Es ist erstaunlich, wie schnell man sich an eine neue Umgebung gewöhnt und sich Beziehungen bilden. Zugegebenermaßen haben es mir die Mitarbeiter/innen der IFL® Rühl GmbH sehr leicht gemacht und ich konnte mich schnell einleben. Auch die freundliche Aufnahme bei Familie Mohr und Familie Rühl ließen mich „die Heimat“ kaum vermissen. Selbst mit den „Eigenarten der Schwaben“ (wie z.B. dass sie an fast jedes Nomen noch ein ‚le’ dran hängen und mindestens einmal in der Woche Spätzle oder Maultaschen auf dem Speiseplan stehen) konnte ich mich sehr bald anfreunden. Auch das Landschaftsbild der Schwäbischen Alp hatte ich schnell in mein Herz geschlossen. Umso schwerer fiel dann letztlich auch der Abschied.

 

Die Ziele des Projektes habe ich erreicht und kann mit Stolz sagen, dass es wohl bisher in Deutschland keinen vergleichbar schnellen Zulassungsprozess zu derart niedrigen Kosten gegeben hat. Das Praktikum hat mir großen Spaß gemacht, weil es vielseitig und anspruchsvoll war und ich selbständig nach eigener Planung arbeiten konnte. Ich erhielt einen Einblick in ein erfolgreiches Unternehmen und das Denken und Leben der beiden Geschäftsführer. Beeindruckt hat mich vor allem Herr Rühl selbst, denn er hat es geschafft ein Unternehmen aufzubauen, eine Stiftung zu initiieren, ein Buch zu schreiben und gleichzeitig eine Familie zu gründen. Das wäre wahrscheinlich niemals ohne die tatkräftige Unterstützung seiner Frau gelungen, die sich ebenfalls sehr in das Unternehmen eingebracht hat und weiterhin einbringt.
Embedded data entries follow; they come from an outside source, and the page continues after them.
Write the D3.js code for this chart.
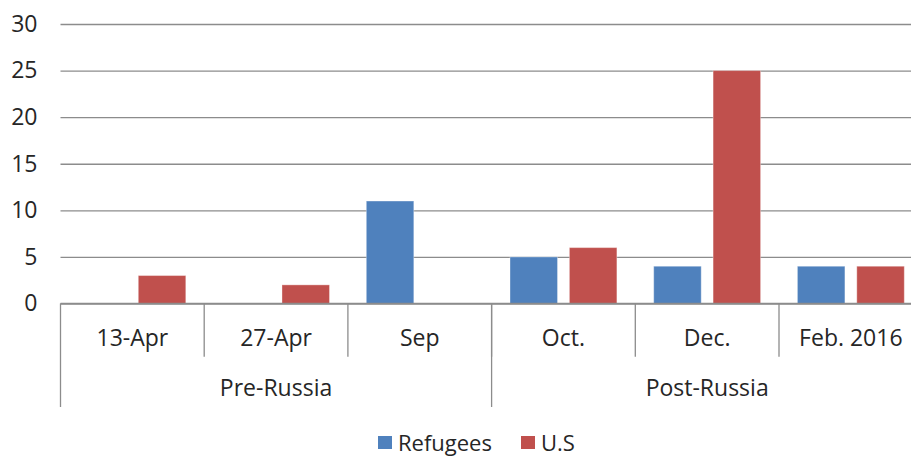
<!DOCTYPE html>
<html>
<head>
<meta charset="utf-8">
<script src="https://cdn.jsdelivr.net/npm/d3@7"></script>
<style>
  body { margin: 0; background: #fff; }
  svg text { font-family: "Open Sans", sans-serif; fill: #262626; }
</style>
</head>
<body>
<div id="chart"></div>
<script>
// chart data
const categories = ["13-Apr", "27-Apr", "Sep", "Oct.", "Dec.", "Feb. 2016"];
const groups = [
  { name: "Pre-Russia", members: ["13-Apr", "27-Apr", "Sep"] },
  { name: "Post-Russia", members: ["Oct.", "Dec.", "Feb. 2016"] }
];
const seriesNames = ["Refugees", "U.S"];
const refugees = [0, 0, 11, 5, 4, 4];
const us = [3, 2, 0, 6, 25, 4];
const yTicks = [0, 5, 10, 15, 20, 25, 30];
const colors = ["#4f81bd", "#c0504d"];

const width = 911, height = 457;
const margin = { top: 24, left: 60.5 };
const plotRight = 922.7;   // plot runs past the window edge in the reference
const zeroY = 303.5;

const svg = d3.select("#chart").append("svg")
  .attr("width", width)
  .attr("height", height);

const x = d3.scaleBand().domain(categories).range([margin.left, plotRight]).padding(0);
const xInner = d3.scaleBand().domain(seriesNames).range([0, x.bandwidth()])
  .paddingInner(0.2).paddingOuter(0.31);
const y = d3.scaleLinear().domain([0, 30]).range([zeroY, margin.top]);

// gridlines + y labels
const yAxis = svg.append("g")
  .attr("transform", `translate(${margin.left},0)`)
  .call(d3.axisLeft(y).tickValues(yTicks).tickSize(-(plotRight - margin.left)).tickPadding(23));
yAxis.select(".domain").remove();
yAxis.selectAll(".tick line").attr("stroke", "#8c8c8c").attr("stroke-width", 1.3);
yAxis.selectAll(".tick text")
  .attr("font-size", 23)
  .style("font-family", "'Open Sans', sans-serif")
  .attr("fill", "#262626");

// bars
const rows = categories.map((c, i) => ({ cat: c, values: [refugees[i], us[i]] }));
const catG = svg.append("g").selectAll("g")
  .data(rows)
  .join("g")
  .attr("transform", d => `translate(${x(d.cat)},0)`);

catG.selectAll("rect")
  .data(d => d.values.map((v, j) => ({ name: seriesNames[j], value: v, color: colors[j] })).filter(d => d.value > 0))
  .join("rect")
  .attr("x", d => xInner(d.name))
  .attr("width", xInner.bandwidth())
  .attr("y", d => y(d.value))
  .attr("height", d => zeroY - y(d.value))
  .attr("fill", d => d.color)
  .attr("stroke", "#ffffff")
  .attr("stroke-opacity", 0.35)
  .attr("stroke-width", 1);

// category axis (two levels)
const axisColor = "#8c8c8c";
const xAxis = svg.append("g");
xAxis.append("line")
  .attr("x1", margin.left).attr("x2", plotRight)
  .attr("y1", zeroY).attr("y2", zeroY)
  .attr("stroke", axisColor).attr("stroke-width", 1.3);

// inner category ticks
categories.forEach((c, i) => {
  if (i === 0) return;
  xAxis.append("line")
    .attr("x1", x(c)).attr("x2", x(c))
    .attr("y1", zeroY).attr("y2", 356.7)
    .attr("stroke", axisColor).attr("stroke-width", 1.3);
});

// group dividers
const groupEdges = [margin.left, x(groups[1].members[0]), plotRight];
groupEdges.forEach(gx => {
  xAxis.append("line")
    .attr("x1", gx).attr("x2", gx)
    .attr("y1", zeroY).attr("y2", 407)
    .attr("stroke", axisColor).attr("stroke-width", 1.3);
});

xAxis.selectAll("text.cat")
  .data(categories)
  .join("text")
  .attr("class", "cat")
  .attr("x", d => x(d) + x.bandwidth() / 2)
  .attr("y", 346)
  .attr("text-anchor", "middle")
  .attr("font-size", 23)
  .text(d => d);

xAxis.selectAll("text.grp")
  .data(groups)
  .join("text")
  .attr("class", "grp")
  .attr("x", d => (x(d.members[0]) + x(d.members[d.members.length - 1]) + x.bandwidth()) / 2)
  .attr("y", 396)
  .attr("text-anchor", "middle")
  .attr("font-size", 23)
  .text(d => d.name);

// legend
const legendItems = [
  { name: seriesNames[0], color: colors[0], x: 378 },
  { name: seriesNames[1], color: colors[1], x: 521 }
];
const legend = svg.append("g");
legendItems.forEach(d => {
  legend.append("rect")
    .attr("x", d.x).attr("y", 436)
    .attr("width", 14).attr("height", 13)
    .attr("fill", d.color);
  legend.append("text")
    .attr("x", d.x + 20).attr("y", 451)
    .attr("font-size", 22)
    .text(d.name);
});
</script>
</body>
</html>
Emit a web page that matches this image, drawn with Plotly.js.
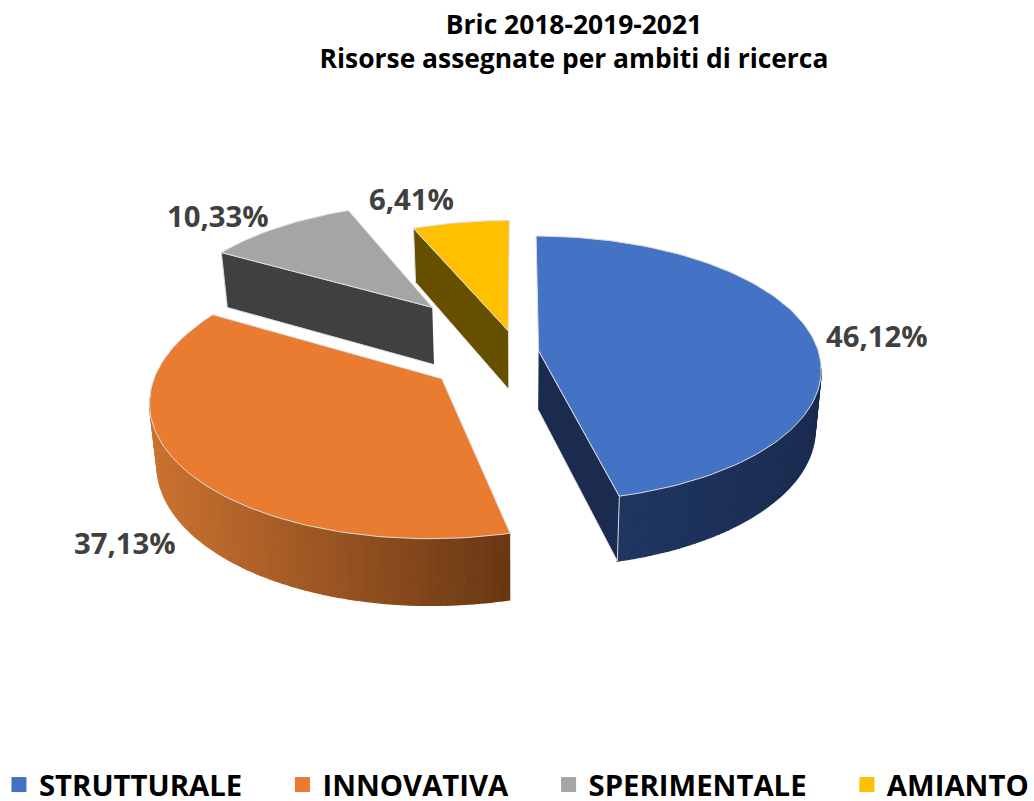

Die Atmosphäre innerhalb des Unternehmens habe ich als sehr positiv empfunden, auch wenn es sicherlich in diversen Punkten zu hitzigen Diskussionen gekommen ist und auch hoffentlich weiter kommen wird. Dies ist meines Erachtens nicht als Störung einer Harmonie sondern vielmehr als nötiger kritischer Austausch zu verstehen, den ein Unternehmen braucht um nicht in eine Lethargie zu verfallen.

 

Für die IFL® Rühl GmbH war es das erste Mal, dass ein Praktikant zum Einsatz kam und ich denke, dass dies sehr gut gelungen ist. Ich wurde von Anfang an integriert, mit dem nötigen Respekt aufgenommen und konnte durch beiderseitiges Vertrauen sinnvoll für das Unternehmen tätig werden. So fiel es mir nicht schwer, auch mal bis 19 Uhr oder länger zu arbeiten.

 

Für das Unternehmen sehe ich trotz meiner Bedenken hinsichtlich der langfristigen gesamtwirtschaftlichen Entwicklung eine positive Zukunft. Die herzliche Aufnahme und die vertrauensvollen und interessanten Gespräche mit Herrn Rühl werde ich nicht vergessen. Abermals besten Dank.

 

 

Marco Feiten

5. Dezember 2003


http://www.new-sense.net/sonstiges/ifl_praktikum.htm

[1] Diese Institution vereinigt unter ihrem Dach die drei ehemaligen Bundesaufsichtsämter für das Kreditwesen (BAKred), für das Versicherungswesen (BAV) und für den Wertpapierhandel (BAWe). Ihre Aufgabe besteht unter anderem darin, Kunden und Anleger in ihrer Gesamtheit zu schützen und Verhaltensstandards durchzusetzen. Näheres unter www.bafin.de.